The swim turned out to be Mardini's last—she suffered several injuries, ending her professional career. "It wasn't easy," she recalls. "I got into a depression. I didn't know what to do." But it was another beginning. Fluent in English and Arabic, she began speaking publicly about her experiences, taking the international attention as an opportunity to tell others' unseen stories.
Mardini then moved to Lesbos to volunteer with migrants full-time. "I went for two weeks and it turned into three years," she says of the Greek island from her home in Berlin. "I just fell in love with it. Being someone who just left home and being a refugee and so many titles, it just felt like I have no place in society. Then you just feel like you have a lot to give. I decided to leave everything behind."
In 2018, Mardini was arrested for her humanitarian work, spending over a hundred days in an Athens prison. "I was locked up for the crimes of money laundering, espionage, trafficking, smuggling, and recently they added fraud," she explains. Fellow refugees and activists spoke out, and Amnesty International intervened to get her released on bail. Her trial, alongside her colleagues Seán Binder and Nassos Karakitsos, is scheduled to begin next week, with the threat of up to twenty-five years in prison.

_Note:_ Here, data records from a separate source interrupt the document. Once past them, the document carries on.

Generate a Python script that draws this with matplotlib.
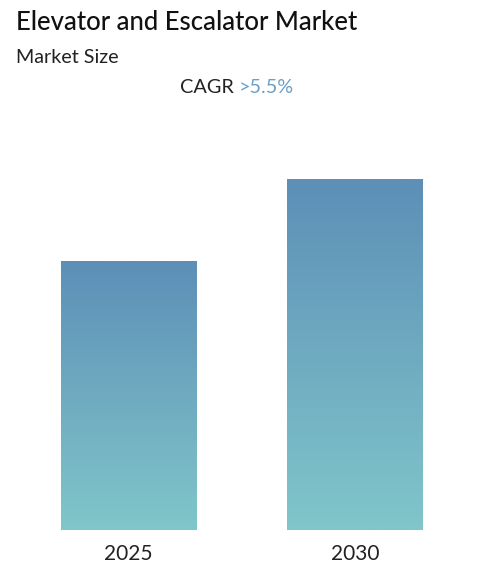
import numpy as np
import matplotlib
matplotlib.use("Agg")
from matplotlib import pyplot as plt
from matplotlib.colors import LinearSegmentedColormap

years = ["2025", "2030"]
market_size = [76.4, 100.0]   # relative

top_color = "#5d8fb7"
bottom_color = "#80c6ca"

fig = plt.figure(figsize=(4.78, 5.77), dpi=100)
ax = fig.add_axes([0, 47 / 577, 1, 351 / 577])

x = np.arange(len(years))
bars = ax.bar(x, market_size, width=0.6, color="none", edgecolor="none")

cmap = LinearSegmentedColormap.from_list("grad", [bottom_color, top_color])
grad = np.linspace(0, 1, 256).reshape(-1, 1)
for b in bars:
    x0, y0 = b.get_x(), b.get_y()
    w, h = b.get_width(), b.get_height()
    ax.imshow(grad, extent=[x0, x0 + w, y0, y0 + h], origin="lower",
              cmap=cmap, aspect="auto", zorder=2)

ax.set_xlim(-0.568, 1.541)
ax.set_ylim(0, max(market_size))
ax.set_xticks(x)
ax.set_xticklabels(years, fontsize=15, color="#222222", fontfamily="Lato")
ax.tick_params(axis="x", length=0, pad=10)
ax.set_yticks([])
for s in ax.spines.values():
    s.set_visible(False)

fig.text(16 / 478, 1 - 30 / 577, "Elevator and Escalator Market", fontsize=18.5,
         fontweight="medium", fontfamily="Lato", color="#111111")
fig.text(16 / 478, 1 - 63 / 577, "Market Size", fontsize=14.2,
         fontfamily="Lato", color="#222222")

t1 = fig.text(180 / 478, 1 - 93 / 577, "CAGR ", fontsize=14.3,
              fontfamily="Lato", color="#222222")
fig.canvas.draw()
bb = t1.get_window_extent()
fig.text(bb.x1 / fig.bbox.width, 1 - 93 / 577, ">5.5%", fontsize=14.3,
         fontfamily="Lato", color="#6a9fc9")

fig.savefig("out.png", dpi=100)
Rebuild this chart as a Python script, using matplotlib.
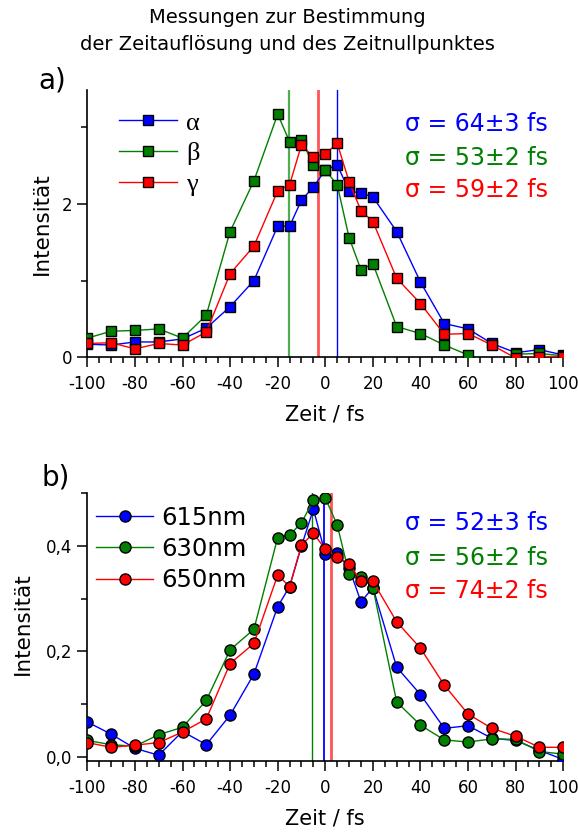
import matplotlib
matplotlib.use("Agg")
import matplotlib.pyplot as plt
from matplotlib.ticker import MultipleLocator

plt.rcParams["axes.unicode_minus"] = False

# --- data (a): delay scan, three probe settings ---
zeit_a = [-100, -90, -80, -70, -60, -50, -40, -30, -20, -15, -10, -5, 0, 5, 10, 15, 20,
          30, 40, 50, 60, 70, 80, 90, 100]
alpha = [0.17, 0.16, 0.20, 0.20, 0.24, 0.38, 0.66, 1.00, 1.71, 1.71, 2.05, 2.22, 2.44, 2.51,
         2.17, 2.14, 2.09, 1.64, 0.98, 0.44, 0.37, 0.18, 0.06, 0.10, 0.03]
beta = [0.25, 0.34, 0.35, 0.37, 0.25, 0.55, 1.64, 2.30, 3.17, 2.81, 2.83, 2.51, 2.44, 2.25,
        1.56, 1.14, 1.22, 0.40, 0.31, 0.16, 0.03, -0.10, 0.04, 0.05, 0.02]
gamma = [0.18, 0.19, 0.11, 0.18, 0.16, 0.33, 1.09, 1.45, 2.17, 2.25, 2.77, 2.61, 2.65, 2.79,
         2.29, 1.91, 1.77, 1.03, 0.70, 0.30, 0.31, 0.16, -0.01, 0.01, 0.01]
t0_a = [4.9, -15.1, -3.2]          # alpha, beta, gamma
sigma_a = ["64±3", "53±2", "59±2"]

# --- data (b): three wavelengths ---
zeit_b = zeit_a
nm615 = [0.066, 0.043, 0.016, 0.003, 0.048, 0.023, 0.079, 0.157, 0.285, 0.323, 0.400, 0.470,
         0.385, 0.386, 0.358, 0.294, 0.321, 0.170, 0.118, 0.054, 0.059, 0.035, 0.031, 0.012, -0.005]
nm630 = [0.031, 0.023, 0.020, 0.042, 0.056, 0.107, 0.203, 0.242, 0.416, 0.421, 0.444, 0.487,
         0.491, 0.440, 0.347, 0.342, 0.321, 0.104, 0.060, 0.032, 0.028, 0.034, 0.033, 0.010, 0.005]
nm650 = [0.027, 0.018, 0.022, 0.027, 0.047, 0.072, 0.177, 0.215, 0.345, 0.323, 0.402, 0.424,
         0.394, 0.379, 0.366, 0.333, 0.333, 0.256, 0.206, 0.136, 0.081, 0.054, 0.039, 0.018, 0.018]
t0_b = [-0.4, -5.7, 2.2]           # 615, 630, 650 nm
sigma_b = ["52±3", "56±2", "74±2"]

blue, green, red = "#0000ff", "#007f00", "#ff0000"

W, H = 578, 832
fig = plt.figure(figsize=(W / 100, H / 100), dpi=100)


def px_axes(left, top, right, bottom):
    return fig.add_axes([left / W, 1 - bottom / H, (right - left) / W, (bottom - top) / H])


def style_axes(ax):
    for s in ("top", "right"):
        ax.spines[s].set_visible(False)
    for s in ("left", "bottom"):
        ax.spines[s].set_linewidth(1.2)
    ax.set_xlim(-100, 100)
    ax.xaxis.set_major_locator(MultipleLocator(20))
    ax.xaxis.set_minor_locator(MultipleLocator(5))
    ax.tick_params(which="major", direction="out", length=7, width=1.1, labelsize=12)
    ax.tick_params(which="minor", direction="out", length=4.5, width=1.1)
    ax.tick_params(axis="x", pad=6)
    ax.tick_params(axis="y", pad=4)
    ax.set_xlabel("Zeit / fs", fontsize=15)


# ---------------- panel a ----------------
ax1 = px_axes(87.3, 90, 563.3, 357.3)
style_axes(ax1)
ax1.set_ylim(0, 3.485)
ax1.set_yticks([0, 2])
ax1.yaxis.set_minor_locator(MultipleLocator(1))

ax1.axvline(t0_a[1], color="#4fae4f", lw=1.6, zorder=1)
ax1.axvline(t0_a[2], color="#ff5555", lw=2, zorder=1)
ax1.axvline(t0_a[0], color=blue, lw=1, zorder=1)

sq = dict(marker="s", ms=7.2, mec="black", mew=1, lw=1, zorder=3)
ax1.plot(zeit_a, alpha, color=blue, mfc=blue, label="α", **sq)
ax1.plot(zeit_a, beta, color=green, mfc=green, label="β", **sq)
ax1.plot(zeit_a, gamma, color=red, mfc=red, label="γ", **sq)

ax1.legend(loc="center left", bbox_to_anchor=(119 / W, 1 - 153.5 / H),
           bbox_transform=fig.transFigure, frameon=False, borderpad=0, borderaxespad=0,
           handlelength=2.2, handletextpad=0.35, labelspacing=0.27,
           prop={"family": "Liberation Serif", "size": 19})

ax1.set_ylabel("Intensität", fontsize=15.5)
ax1.xaxis.set_label_coords(0.5, -0.175)
ax1.xaxis.label.set_va("top")
ax1.yaxis.set_label_coords(-0.074, 0.5)

for txt, col, y in zip(sigma_a, [blue, green, red], [124, 158, 190]):
    fig.text(405 / W, 1 - y / H, "σ = " + txt + " fs", color=col, fontsize=17,
             ha="left", va="center")

# ---------------- panel b ----------------
ax2 = px_axes(87.3, 493.3, 563.3, 761)
style_axes(ax2)
ax2.set_ylim(-0.008, 0.5)
ax2.set_yticks([0, 0.2, 0.4])
ax2.set_yticklabels(["0,0", "0,2", "0,4"])
ax2.yaxis.set_minor_locator(MultipleLocator(0.1))

ax2.axvline(t0_b[1], color=green, lw=1, zorder=1)
ax2.axvline(t0_b[0], color=blue, lw=1.3, zorder=1)
ax2.axvline(t0_b[2], color="#ff5555", lw=2, zorder=1)

ci = dict(marker="o", ms=8, mec="black", mew=1, lw=1, zorder=3)
ax2.plot(zeit_b, nm615, color=blue, mfc=blue, label="615nm", **ci)
ax2.plot(zeit_b, nm630, color=green, mfc=green, label="630nm", **ci)
ax2.plot(zeit_b, nm650, color=red, mfc=red, label="650nm", **ci)

ax2.legend(loc="center left", bbox_to_anchor=(96 / W, 1 - 549 / H),
           bbox_transform=fig.transFigure, frameon=False, borderpad=0, borderaxespad=0,
           handlelength=2.35, handletextpad=0.35, labelspacing=0.29, fontsize=17.5)

ax2.set_ylabel("Intensität", fontsize=15.5)
ax2.xaxis.set_label_coords(0.5, -0.176)
ax2.xaxis.label.set_va("top")
ax2.yaxis.set_label_coords(-0.114, 0.514)

for txt, col, y in zip(sigma_b, [blue, green, red], [523, 558, 591]):
    fig.text(405 / W, 1 - y / H, "σ = " + txt + " fs", color=col, fontsize=17,
             ha="left", va="center")

# titles and panel labels
fig.text(287 / W, 1 - 23.3 / H, "Messungen zur Bestimmung", fontsize=14,
         ha="center", va="baseline")
fig.text(287 / W, 1 - 50 / H, "der Zeitauflösung und des Zeitnullpunktes", fontsize=14,
         ha="center", va="baseline")
fig.text(52 / W, 1 - 80 / H, "a)", fontsize=20, ha="center", va="center")
fig.text(56 / W, 1 - 478 / H, "b)", fontsize=20, ha="center", va="center")

fig.savefig("out.png", dpi=100)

Of course, this biography offers only a faint outline, one often sketched for her, of who Mardini is. Until recently, she was studying political science at Bard College in Berlin. She loves fashion, the arts, raising plants, and dancing. She speaks frankly about mental health and how drained she felt in prison after years as an overworked volunteer without resources. How the silence of Europe, the quietness without air strikes, was terrifying when she arrived. And she talks about the necessity of fighting for human rights. "I always get in trouble because I speak up for others even if they didn't ask me to, ever since I was very young," she says. "I know that I put myself in so many more troubles—I ended up in prison, for fuck's sake—but when you find what you actually believe in, you just do not care. You just go ahead and do it. I just feel like I'm blessed that I can actually speak up. I tell others' stories through myself. I am ready to lose myself, my position, my life for what I believe in, which is the truth, my truth and others'."